Hoje o mundo tornou-se, pelo menos aparentemente, muito mais racional, ou melhor, difundiu-se a tendência a pensar que cada realidade deve ser enfrentada com os critérios da ciência experimental, e que também à grandiosa interrogação da morte é necessário responder não tanto com a fé, mas a partir de conhecimentos experimentais, empíricos. Porém, não nos damos conta de modo suficiente, de que precisamente desta maneira terminamos por cair em formas de espiritismo, na tentativa de manter algum contacto com o mundo para além da morte, quase imaginando que existe uma realidade que, no final, seria uma réplica da vida presente.

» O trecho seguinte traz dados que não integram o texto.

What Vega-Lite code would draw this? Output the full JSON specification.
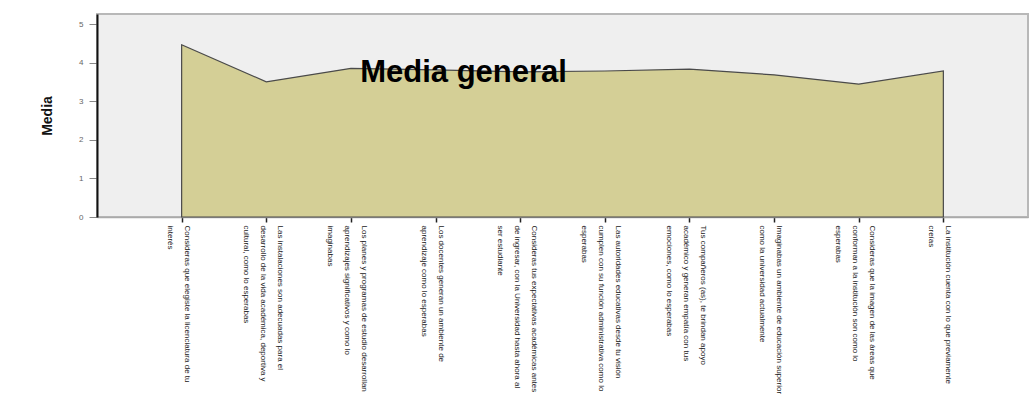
{
  "$schema": "https://vega.github.io/schema/vega-lite/v6.json",
  "width": 931,
  "height": 203,
  "autosize": {"type": "none"},
  "padding": {"left": 97, "top": 14, "right": 7, "bottom": 187},
  "background": "white",
  "config": {
    "view": {"fill": "#EFEFEF", "stroke": "#b8b8b8", "strokeWidth": 2},
    "font": "Liberation Sans"
  },
  "data": {
    "values": [
      {"pregunta": "Consideras que elegiste la licenciatura de tu|interés", "media": 4.47},
      {"pregunta": "Las instalaciones son adecuadas para el|desarrollo de la vida académica, deportiva y|cultural, como lo esperabas", "media": 3.51},
      {"pregunta": "Los planes y programas de estudio desarrollan|aprendizajes significativos y como lo|imaginabas", "media": 3.86},
      {"pregunta": "Los docentes generan un ambiente de|aprendizaje como lo esperabas", "media": 3.82},
      {"pregunta": "Consideras tus expectativas académicas antes|de ingresar, con la Universidad hasta ahora al|ser estudiante", "media": 3.77},
      {"pregunta": "Las autoridades educativas desde tu visión|cumplen con su función administrativa como lo|esperabas", "media": 3.79},
      {"pregunta": "Tus compañeros (as), te brindan apoyo|académico y generan empatía con tus|emociones, como lo esperabas", "media": 3.84},
      {"pregunta": "Imaginabas un ambiente de educación superior|como la universidad actualmente", "media": 3.69},
      {"pregunta": "Consideras que la imagen de las áreas que|conforman a la institución son como lo|esperabas", "media": 3.45},
      {"pregunta": "La institución cuenta con lo que previamente|creías", "media": 3.79}
    ]
  },
  "layer": [
    {
      "mark": {"type": "area", "color": "#D4CF96", "fillOpacity": 1, "stroke": "#4a4a4a", "strokeWidth": 1.2},
      "encoding": {
        "x": {
          "field": "pregunta", "type": "nominal", "sort": null,
          "scale": {"type": "point", "padding": 1.055},
          "axis": {
            "title": null, "labelAngle": 90,
            "labelExpr": "split(datum.label, '|')",
            "labelFont": "Liberation Sans", "labelFontSize": 8, "labelLineHeight": 17,
            "labelColor": "#222", "labelLimit": 0, "labelPadding": 3, "labelOverlap": false,
            "labelOffset": {"expr": "(length(split(datum.label, '|')) - 1) * 8.5 - 4"},
            "tickColor": "#222", "tickSize": 5, "tickWidth": 1.5,
            "domainColor": "#aaaaaa", "domainWidth": 1.5
          }
        },
        "y": {
          "field": "media", "type": "quantitative",
          "scale": {"domain": [0, 5.27], "nice": false},
          "axis": {
            "title": "Media", "titleFont": "Liberation Sans", "titleFontSize": 14,
            "titleFontWeight": "bold", "titleColor": "#111", "titlePadding": 24,
            "values": [0, 1, 2, 3, 4, 5], "labelColor": "#666", "labelFontSize": 8,
            "labelPadding": 6, "tickSize": 8, "tickColor": "#888", "grid": false,
            "domainColor": "#111", "domainWidth": 2
          }
        }
      }
    },
    {
      "data": {"values": [{"t": "Media general"}]},
      "mark": {"type": "text", "font": "Liberation Sans", "fontWeight": "bold", "fontSize": 31, "color": "#000", "align": "center", "baseline": "alphabetic", "dx": 28},
      "encoding": {
        "x": {"datum": "Los docentes generan un ambiente de|aprendizaje como lo esperabas", "type": "nominal"},
        "y": {"datum": 3.5, "type": "quantitative"},
        "text": {"field": "t", "type": "nominal"}
      }
    }
  ]
}
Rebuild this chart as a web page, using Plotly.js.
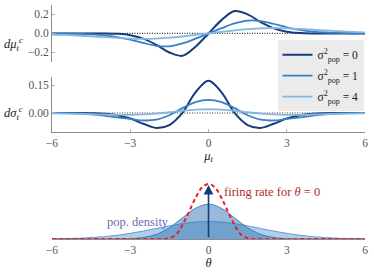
<!DOCTYPE html>
<html>
<head>
<meta charset="utf-8">
<script src="https://cdn.plot.ly/plotly-3.0.1.min.js"></script>
<style>html,body{margin:0;padding:0;background:#fff;}#chart{width:374px;height:273px;}</style>
</head>
<body>
<div id="chart"></div>
<script>
// ---- data ----
var mu = [-6,-5.5,-5,-4.5,-4,-3.5,-3,-2.5,-2,-1.5,-1,-0.5,0,0.5,1,1.5,2,2.5,3,3.5,4,4.5,5,5.5,6];
var seriesNames = ['σ<sup>2</sup><sub>pop</sub> = 0','σ<sup>2</sup><sub>pop</sub> = 1','σ<sup>2</sup><sub>pop</sub> = 4'];
// d mu_t^c
var dmu0 = [0,0,0,0,0,-0.004,-0.018,-0.055,-0.12,-0.20,-0.235,-0.14,0,0.14,0.235,0.20,0.12,0.055,0.018,0.004,0,0,0,0,0];
var dmu1 = [-0.001,-0.002,-0.005,-0.01,-0.02,-0.038,-0.065,-0.10,-0.13,-0.135,-0.105,-0.055,0,0.055,0.105,0.135,0.13,0.10,0.065,0.038,0.02,0.01,0.005,0.002,0.001];
var dmu4 = [-0.011,-0.016,-0.023,-0.031,-0.039,-0.047,-0.054,-0.057,-0.054,-0.045,-0.032,-0.016,0,0.016,0.032,0.045,0.054,0.057,0.054,0.047,0.039,0.031,0.023,0.016,0.011];
// d sigma_t^c
var dsg0 = [0,0,0,-0.001,-0.004,-0.012,-0.03,-0.058,-0.08,-0.065,0,0.11,0.173,0.11,0,-0.065,-0.08,-0.058,-0.03,-0.012,-0.004,-0.001,0,0,0];
var dsg1 = [0,-0.001,-0.003,-0.007,-0.014,-0.024,-0.032,-0.04,-0.036,-0.012,0.026,0.058,0.07,0.058,0.026,-0.012,-0.036,-0.04,-0.032,-0.024,-0.014,-0.007,-0.003,-0.001,0];
var dsg4 = [-0.002,-0.003,-0.004,-0.006,-0.008,-0.01,-0.01,-0.008,-0.003,0.004,0.012,0.018,0.02,0.018,0.012,0.004,-0.003,-0.008,-0.01,-0.01,-0.008,-0.006,-0.004,-0.003,-0.002];
// bottom panel
var theta = mu;
var popDensity1 = [0,0,0,0,0,0.001,0.004,0.018,0.054,0.13,0.242,0.352,0.40,0.352,0.242,0.13,0.054,0.018,0.004,0.001,0,0,0,0,0];
var popDensity4 = [0.0025,0.005,0.009,0.016,0.027,0.043,0.065,0.091,0.121,0.151,0.176,0.194,0.20,0.194,0.176,0.151,0.121,0.091,0.065,0.043,0.027,0.016,0.009,0.005,0.0025];
var thetaRate = [-6,-2,-1.75,-1.5,-1.25,-1,-0.75,-0.5,-0.25,0,0.25,0.5,0.75,1,1.25,1.5,1.75,2,6];
var firingRate = [0,0,0,0.01,0.05,0.16,0.31,0.47,0.59,0.63,0.59,0.47,0.31,0.16,0.05,0.01,0,0,0];
var deltaPeak = 0.62;
var xTicks = [-6,-3,0,3,6];

var cols = ['#143d7a','#3a7fc1','#82b8e2'];
var serif = 'Liberation Serif';

function lineTrace(x, y, i, xa, ya, show){
  return {x:x, y:y, type:'scatter', mode:'lines', name:seriesNames[i], xaxis:xa, yaxis:ya,
    showlegend:show, legendgroup:'g'+i, line:{color:cols[i], width:(i===0?2:1.8), shape:'spline', smoothing:1}};
}
var traces = [
  lineTrace(mu, dmu0, 0, 'x', 'y', true),
  lineTrace(mu, dmu1, 1, 'x', 'y', true),
  lineTrace(mu, dmu4, 2, 'x', 'y', true),
  lineTrace(mu, dsg0, 0, 'x2', 'y2', false),
  lineTrace(mu, dsg1, 1, 'x2', 'y2', false),
  lineTrace(mu, dsg4, 2, 'x2', 'y2', false),
  {x:theta, y:popDensity4, type:'scatter', mode:'lines', fill:'tozeroy', xaxis:'x3', yaxis:'y3', showlegend:false,
   fillcolor:'rgba(107,168,216,0.55)', line:{color:'rgba(90,150,205,0.9)', width:1, shape:'spline'}},
  {x:theta, y:popDensity1, type:'scatter', mode:'lines', fill:'tozeroy', xaxis:'x3', yaxis:'y3', showlegend:false,
   fillcolor:'rgba(50,115,180,0.5)', line:{color:'rgba(55,120,185,0.9)', width:1, shape:'spline'}},
  {x:thetaRate, y:firingRate, type:'scatter', mode:'lines', xaxis:'x3', yaxis:'y3', showlegend:false,
   line:{color:'#ee1c25', width:2, dash:'4px,3px', shape:'spline'}}
];

var axBase = {showgrid:false, zeroline:false, linecolor:'#8c8c8c', linewidth:1, ticks:'inside', ticklen:3,
  tickcolor:'#b0b0b0', tickfont:{family:serif, size:11.5, color:'#555'}};
var xdom = [0.139, 0.976];
var layout = {
  width:374, height:273, margin:{l:0,r:0,t:0,b:0}, paper_bgcolor:'#fff', plot_bgcolor:'rgba(0,0,0,0)',
  font:{family:serif, size:11, color:'#333'},
  showlegend:true,
  legend:{x:0.742, y:0.853, xanchor:'left', yanchor:'top', bgcolor:'#ebebeb', borderwidth:0,
    font:{family:serif, size:11.5, color:'#222'}, itemwidth:30, tracegroupgap:2},
  xaxis: Object.assign({}, axBase, {domain:xdom, anchor:'y', range:[-6,6], showline:false, ticks:'', showticklabels:false}),
  yaxis: Object.assign({}, axBase, {domain:[0.773,0.982], anchor:'x', range:[-0.3,0.3], showline:true,
    tickvals:[-0.2,0,0.2], tickformat:'.1f'}),
  xaxis2: Object.assign({}, axBase, {domain:xdom, anchor:'y2', range:[-6,6], showline:true, tickvals:xTicks,
    title:{text:'<i>μ</i><sub><i>t</i></sub>', font:{family:serif, size:12.5, color:'#222'}, standoff:2}}),
  yaxis2: Object.assign({}, axBase, {domain:[0.5165,0.718], anchor:'x2', range:[-0.102,0.193], showline:true,
    tickvals:[0,0.15], tickformat:'.2f'}),
  xaxis3: Object.assign({}, axBase, {domain:xdom, anchor:'y3', range:[-6,6], showline:true, tickvals:xTicks,
    title:{text:'<i>θ</i>', font:{family:serif, size:12.5, color:'#222'}, standoff:2}}),
  yaxis3: {domain:[0.1245,0.348], anchor:'x3', range:[0,0.7], visible:false, showgrid:false, zeroline:false},
  shapes:[
    {type:'line', xref:'x', yref:'y', x0:-6, x1:6, y0:0, y1:0, line:{color:'#333', width:1.2, dash:'1px,1.5px'}, layer:'below'},
    {type:'line', xref:'x2', yref:'y2', x0:-6, x1:6, y0:0, y1:0, line:{color:'#333', width:1.2, dash:'1px,1.5px'}, layer:'below'}
  ],
  annotations:[
    {xref:'paper', yref:'paper', x:0.066, y:0.879, xanchor:'right', text:'<i>dμ</i><sub><i>t</i></sub><sup><i>c</i></sup>', showarrow:false,
     font:{family:serif, size:12.5, color:'#222'}},
    {xref:'paper', yref:'paper', x:0.066, y:0.586, xanchor:'right', text:'<i>dσ</i><sub><i>t</i></sub><sup><i>c</i></sup>', showarrow:false,
     font:{family:serif, size:12.5, color:'#222'}},
    {xref:'x3', yref:'y3', x:0, y:deltaPeak, ax:0, ay:0, axref:'x3', ayref:'y3', text:'', showarrow:true,
     arrowhead:2, arrowsize:1.2, arrowwidth:1.6, arrowcolor:'#143d7a'},
    {xref:'x3', yref:'y3', x:0.5, y:0.54, xanchor:'left', text:'firing rate for <i>θ</i> = 0', showarrow:false,
     font:{family:serif, size:12.5, color:'#b02a2a'}},
    {xref:'x3', yref:'y3', x:-2.71, y:0.19, xanchor:'center', text:'pop. density', showarrow:false,
     font:{family:serif, size:12.5, color:'#6b6bb3'}}
  ]
};
Plotly.newPlot('chart', traces, layout, {displayModeBar:false, staticPlot:true});
</script>
</body>
</html>
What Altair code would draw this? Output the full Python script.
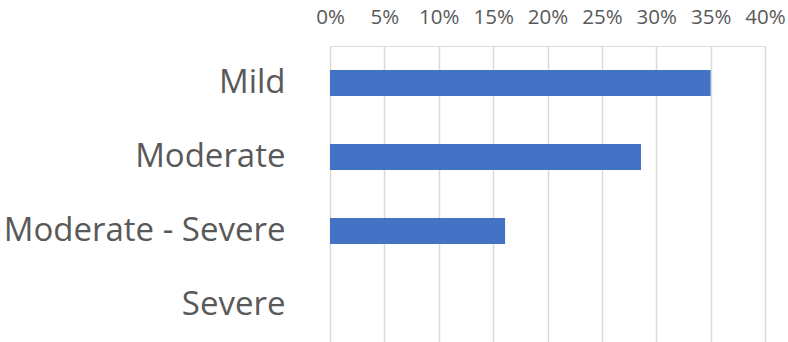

Caros amigos, a Solenidade de Todos os Santos e a Comemoração de todos os fiéis defuntos dizem-nos que somente quem pode reconhecer uma grande esperança na morte, pode também levar uma vida a partir da esperança. Se nós reduzirmos o homem exclusivamente à sua dimensão horizontal, àquilo que se pode sentir de forma empírica, a própria vida perde o seu profundo sentido. O homem tem necessidade de eternidade, e para ele qualquer outra esperança é demasiado breve, é demasiado limitada. O homem só é explicável, se existir um Amor que supere todo o isolamento, também o da morte, numa totalidade que transcenda até o espaço e o tempo. O homem só é explicável, só encontra o seu sentido mais profundo, se Deus existir. E nós sabemos que Deus saiu do seu afastamento e fez-se próximo, entrou na nossa vida e diz-nos: «Eu sou a ressurreição e a vida; quem crê em mim, ainda que esteja morto, viverá. E todo aquele que vive e crê em mim, jamais morrerá» (
Jn 11,25-26).

Pensemos por um momento na cena do Calvário e voltemos a ouvir as palavras que Jesus, do alto da Cruz, dirige ao malfeitor crucificado à sua direita: «Em verdade te digo: hoje estarás comigo no Paraíso» (Lc 23,43). Pensemos nos dois discípulos no caminho de Emaús quando, depois de terem percorrido um trecho da estrada com Jesus Ressuscitado, O reconhecem e, sem hesitar, partem rumo a Jerusalém para anunciar a Ressurreição do Senhor (cf. Lc 24,13-35). Voltam à mente com clareza renovada as palavras do Mestre: «Não se turve o vosso coração: credes em Deus, crede também em mim. Na casa de meu Pai há muitas moradas. Se assim não fora, ter-vo-lo-ia dito; pois vou preparar-vos um lugar?» (Jn 14,1-2). Deus revelou-se verdadeiramente, tornou-se acessível e amou de tal modo o mundo, «que lhe deu o seu Filho único, para que todo o que nele crer não pereça, mas tenha a vida eterna» (Jn 3,16), e no supremo gesto de amor da Cruz, mergulhando no abismo da morte, venceu-a, ressuscitou e abriu também para nós as portas da eternidade. Cristo sustém-nos através da noite da morte que Ele mesmo atravessou; é o Bom Pastor, a cuja guia podemos confiar sem qualquer temor, porque Ele conhece bem o caminho, até através da obscuridade.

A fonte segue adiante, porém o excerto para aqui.